Out-Side-Text Knowledge: A Critical Discussion of Its Importance in the Analysis and Comprehension of Political Discourse

Taher Ben Khalifa


The relation between knowledge and discourse is a problematic one. While speaking, we may activate one part of our knowledge and leave anther one silent to serve the coherence of what we seek to convey. Having this in mind, this paper seeks to discuss the importance of out-side-text knowledge in the analysis and comprehension of political discourse. To study this issue, concern is devoted to two axes of discussion. First, focus is given to the analysis and discussion of some key concepts to form a workable frame for the study. It also seeks to high-light the boundaries between interpretation and over-interpretation. Second, focus shifts to the analysis of some examples to put into practice the tools of the established approach.
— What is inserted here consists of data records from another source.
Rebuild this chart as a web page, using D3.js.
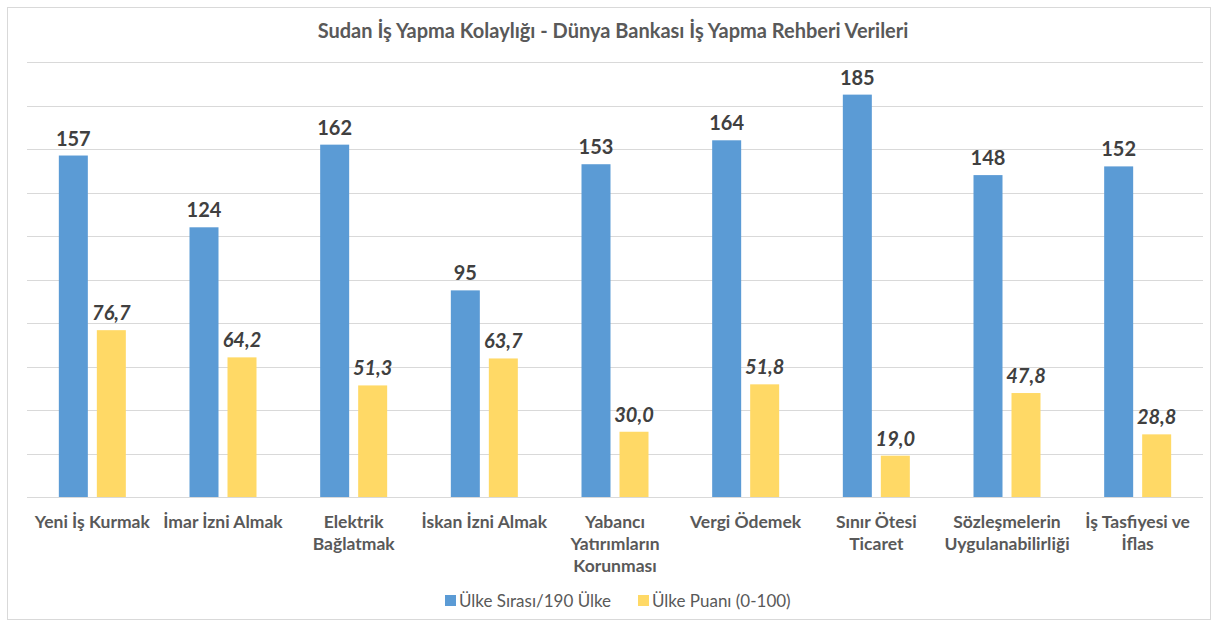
<!DOCTYPE html>
<html>
<head>
<meta charset="utf-8">
<script src="https://cdn.jsdelivr.net/npm/d3@7"></script>
<style>
	body { margin: 0; background: #fff; }
	svg { font-family: Lato, "Open Sans", sans-serif; }
</style>
</head>
<body>
<svg width="1219" height="624"></svg>
<script>
'use strict';

// categories (one array entry per line of the axis label)
const categories = [
	["Yeni İş Kurmak"],
	["İmar İzni Almak"],
	["Elektrik", "Bağlatmak"],
	["İskan İzni Almak"],
	["Yabancı", "Yatırımların", "Korunması"],
	["Vergi Ödemek"],
	["Sınır Ötesi", "Ticaret"],
	["Sözleşmelerin", "Uygulanabilirliği"],
	["İş Tasfiyesi ve", "İflas"]
];
const rankValues = [157, 124, 162, 95, 153, 164, 185, 148, 152];
const scoreValues = [76.7, 64.2, 51.3, 63.7, 30.0, 51.8, 19.0, 47.8, 28.8];
const seriesNames = ["Ülke Sırası/190 Ülke", "Ülke Puanı (0-100)"];
const seriesColors = ["#5B9BD5", "#FFD966"];
const yTicks = d3.range(0, 201, 20);

const svg = d3.select("svg");
const margin = {left: 27, right: 16, top: 62, bottom: 127};
const width = 1219, height = 624;

// chart border
svg.append("rect")
	.attr("x", 7.5).attr("y", 7.5)
	.attr("width", 1203).attr("height", 612)
	.attr("fill", "#fff")
	.attr("stroke", "#d9d9d9");

svg.append("text")
	.attr("x", 613).attr("y", 38)
	.attr("text-anchor", "middle")
	.attr("font-size", 20).attr("font-weight", "bold")
	.attr("fill", "#595959")
	.text("Sudan İş Yapma Kolaylığı - Dünya Bankası İş Yapma Rehberi Verileri");

const x = d3.scaleBand()
	.domain(d3.range(categories.length))
	.range([margin.left, width - margin.right]);

const y = d3.scaleLinear()
	.domain([0, 200])
	.range([height - margin.bottom, margin.top]);

// gridlines
svg.append("g")
	.selectAll("line")
	.data(yTicks)
	.enter().append("line")
	.attr("x1", margin.left).attr("x2", width - margin.right)
	.attr("y1", d => Math.round(y(d)) + 0.5)
	.attr("y2", d => Math.round(y(d)) + 0.5)
	.attr("stroke", "#d9d9d9")
	.attr("stroke-width", 1);

const barW = 29, barGap = 9;
const series = [rankValues, scoreValues];

series.forEach((vals, s) => {
	const offset = s === 0 ? -(barGap / 2 + barW) : barGap / 2;
	const g = svg.append("g");
	g.selectAll("rect")
		.data(vals)
		.enter().append("rect")
		.attr("x", (d, i) => x(i) + x.bandwidth() / 2 + offset)
		.attr("y", d => y(d))
		.attr("width", barW)
		.attr("height", d => y(0) - y(d))
		.attr("fill", seriesColors[s]);

	g.selectAll("text")
		.data(vals)
		.enter().append("text")
		.attr("x", (d, i) => x(i) + x.bandwidth() / 2 + offset + barW / 2)
		.attr("y", d => y(d) - 10)
		.attr("text-anchor", "middle")
		.attr("font-size", 20).attr("font-weight", "bold")
		.attr("font-style", s === 1 ? "italic" : null)
		.attr("fill", "#404040")
		.text(d => s === 0 ? d : d.toFixed(1).replace(".", ","));
});

// category labels
const cat = svg.append("g")
	.selectAll("text")
	.data(categories)
	.enter().append("text")
	.attr("x", (d, i) => x(i) + x.bandwidth() / 2)
	.attr("y", 528)
	.attr("text-anchor", "middle")
	.attr("font-size", 17.5).attr("font-weight", "bold")
	.attr("fill", "#595959");
cat.selectAll("tspan")
	.data(d => d)
	.enter().append("tspan")
	.attr("x", function() { return this.parentNode.getAttribute("x"); })
	.attr("dy", (d, i) => i === 0 ? 0 : 22)
	.text(d => d);

// legend
const legendX = [445, 638];
seriesNames.forEach((name, s) => {
	svg.append("rect")
		.attr("x", legendX[s]).attr("y", 595)
		.attr("width", 11).attr("height", 11)
		.attr("fill", seriesColors[s]);
	svg.append("text")
		.attr("x", legendX[s] + 14).attr("y", 607)
		.attr("font-size", 17)
		.attr("fill", "#595959")
		.text(name);
});
</script>
</body>
</html>
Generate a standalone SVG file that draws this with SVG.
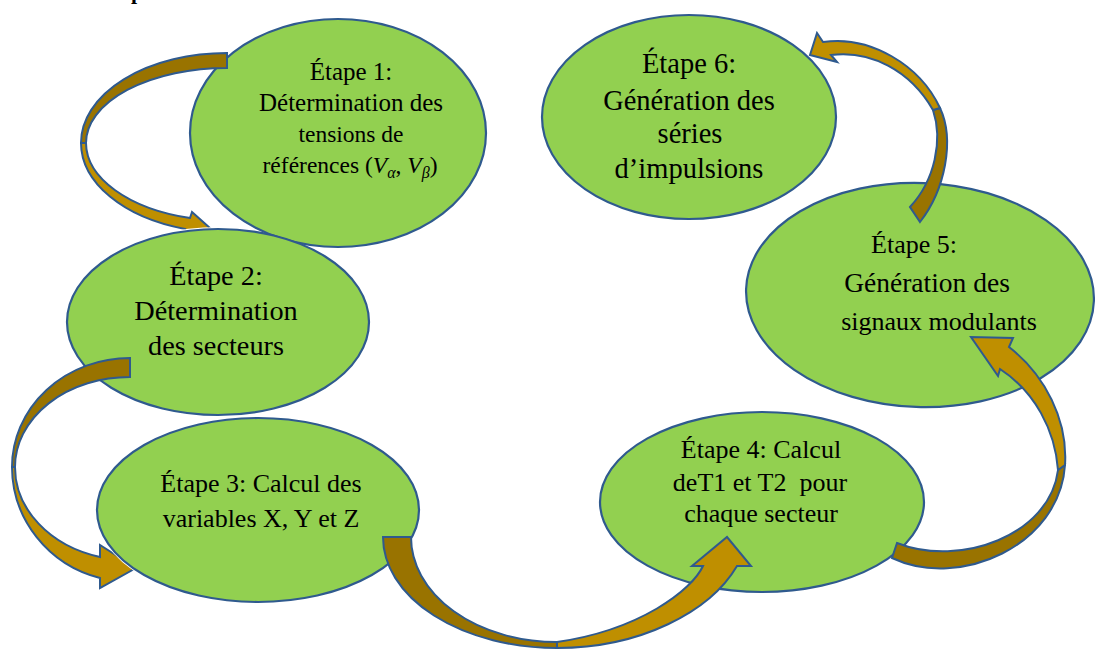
<svg xmlns="http://www.w3.org/2000/svg" width="1096" height="650" viewBox="0 0 1096 650">
  <style>
    .step { fill: #92D050; stroke: #2F5A8E; stroke-width: 2.2; }
    .lbl { font-family: 'Liberation Serif', 'DejaVu Serif', serif; fill: #000; text-anchor: middle; }
    .back { fill: #997300; stroke: #2F5A8E; stroke-width: 2; stroke-linejoin: miter; }
    .front { fill: #BF8F00; stroke: #2F5A8E; stroke-width: 2; stroke-linejoin: miter; }
  </style>
  <defs>
    <!-- keep the arrow heads tucked behind the ellipses they run into -->
    <clipPath id="behind-step2">
      <path clip-rule="evenodd" d="M0,0H1096V650H0Z M65,322 A153,95 0 1 0 371,322 A153,95 0 1 0 65,322 Z"/>
    </clipPath>
    <clipPath id="behind-step3">
      <path clip-rule="evenodd" d="M0,0H1096V650H0Z M95,510 A163,94 0 1 0 421,510 A163,94 0 1 0 95,510 Z"/>
    </clipPath>
  </defs>
  <rect width="1096" height="650" fill="#fff"/>

  <!-- clipped heading fragment at the very top -->
  <text x="131" y="-1" font-family="'Liberation Serif', 'DejaVu Serif', serif" font-weight="bold" font-size="22">p</text>

  <g id="step1" font-family="'Liberation Serif', 'DejaVu Serif', serif">
    <ellipse class="step" cx="338" cy="133" rx="148" ry="114"/>
    <text class="lbl" x="351" y="80" font-size="25">Étape 1:</text>
    <text class="lbl" x="351" y="111" font-size="25">Détermination des</text>
    <text class="lbl" x="351" y="142" font-size="23.5">tensions de</text>
    <text class="lbl" x="350" y="173" font-size="23.5">références (<tspan font-style="italic">V</tspan><tspan font-style="italic" font-size="16" dy="5">α</tspan><tspan dy="-5">, </tspan><tspan font-style="italic">V</tspan><tspan font-style="italic" font-size="16" dy="5">β</tspan><tspan dy="-5">)</tspan></text>
  </g>

  <g id="step2" font-family="'Liberation Serif', 'DejaVu Serif', serif">
    <ellipse class="step" cx="218" cy="322" rx="151" ry="93"/>
    <text class="lbl" x="216" y="285" font-size="28.3">Étape 2:</text>
    <text class="lbl" x="216" y="320" font-size="28.3">Détermination</text>
    <text class="lbl" x="216" y="355" font-size="28.3">des secteurs</text>
  </g>

  <g id="step3" font-family="'Liberation Serif', 'DejaVu Serif', serif">
    <ellipse class="step" cx="258" cy="510" rx="161" ry="92"/>
    <text class="lbl" x="261" y="492" font-size="26">Étape 3: Calcul des</text>
    <text class="lbl" x="261" y="527" font-size="26">variables X, Y et Z</text>
  </g>

  <g id="step4" font-family="'Liberation Serif', 'DejaVu Serif', serif">
    <ellipse class="step" cx="762" cy="502" rx="162" ry="90"/>
    <text class="lbl" x="761" y="458" font-size="26">Étape 4: Calcul</text>
    <text class="lbl" x="760" y="491" font-size="26" xml:space="preserve">deT1 et T2  pour</text>
    <text class="lbl" x="761" y="522" font-size="26">chaque secteur</text>
  </g>

  <g id="step5" font-family="'Liberation Serif', 'DejaVu Serif', serif">
    <ellipse class="step" cx="920" cy="295" rx="174" ry="112" transform="rotate(2 920 295)"/>
    <text class="lbl" x="914" y="253" font-size="26">Étape 5:</text>
    <text class="lbl" x="927" y="292" font-size="27.5">Génération des</text>
    <text class="lbl" x="939" y="330" font-size="26">signaux modulants</text>
  </g>

  <g id="step6" font-family="'Liberation Serif', 'DejaVu Serif', serif">
    <ellipse class="step" cx="689" cy="117" rx="147" ry="102"/>
    <text class="lbl" x="689" y="73" font-size="28.5">Étape 6:</text>
    <text class="lbl" x="689" y="110" font-size="28.5">Génération des</text>
    <text class="lbl" x="690" y="143" font-size="28.5">séries</text>
    <text class="lbl" x="689" y="178" font-size="28.5">d’impulsions</text>
  </g>

  <g id="connectors">
    <!-- 1 to 2 -->
    <g clip-path="url(#behind-step2)">
      <path class="back" d="M227,53 A146,90 0 0 0 81,143 L86,143 A141,75 0 0 1 227,68 Z"/>
      <path class="front" d="M81,143 A146,90 0 0 0 185,229 L182,241 L220,237 L192,212 L190,218 A141,78 0 0 1 86,143 Z"/>
    </g>
    <!-- 2 to 3 -->
    <g clip-path="url(#behind-step3)">
      <path class="back" d="M130,358 A118,109 0 0 0 12,467 L15,467 A115,90 0 0 1 130,377 Z"/>
      <path class="front" d="M12,467 A118,115 0 0 0 100,578 L100,588 L136,568 L100,545 L100,557 A115,93 0 0 1 15,467 Z"/>
    </g>
    <!-- 3 to 4 -->
    <path class="back" d="M383,537 L411,537 A146,105 0 0 0 557,642 L557,648 A174,111 0 0 1 383,537 Z"/>
    <path class="front" d="M557,648 C640,648 710,612 737,566 L751,566 L727,537 L692,566 L703,566 C692,590 640,630 557,642 Z"/>
    <!-- 4 to 5 -->
    <path class="back" d="M892,558 C960,590 1060,545 1065,465 L1058,470 C1050,535 960,568 897,543 Z"/>
    <path class="front" d="M1065,465 C1068,420 1045,375 1009,347 L1013,338 L971,337 L998,376 L1000,369 C1035,392 1055,430 1058,470 Z"/>
    <!-- 5 to 6 -->
    <path class="back" d="M920,222 C945,190 955,140 940,108 L933,110 C943,140 935,180 910,207 Z"/>
    <path class="front" d="M940,108 C920,65 870,35 823,42 L817,33 L810,55 L837,62 L831,55 C870,50 910,70 933,110 Z"/>
  </g>
</svg>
Also, the extent to which the knowledge we activated served to produce worthwhile interpretations is questioned. The selected examples are taken from presidential speeches delivered by Bush, Obama, and Trump. The method we used consists of two phases: one simple and the other complex. In phase one, the meaning the speaker sought to convey is decoded based on the types of knowledge he activated. In phase two, we activated the knowledge we have about the context of each speech to communicate the un-said. While doing this, we used the logic of critique to avoid over-interpreting the examples. The results showed that our activation of the required knowledge served to demystify what the speakers hide and to work out deception by highlighting the gap between discursive reality and social reality. It is also proved that the issue of boundaries between interpretation and over-interpretation remains a matter of critique. Though bringing valuable contributions to the critical study of language in use, the paper left the doors open for further research on how to use out-side-text knowledge to communicate the un-said.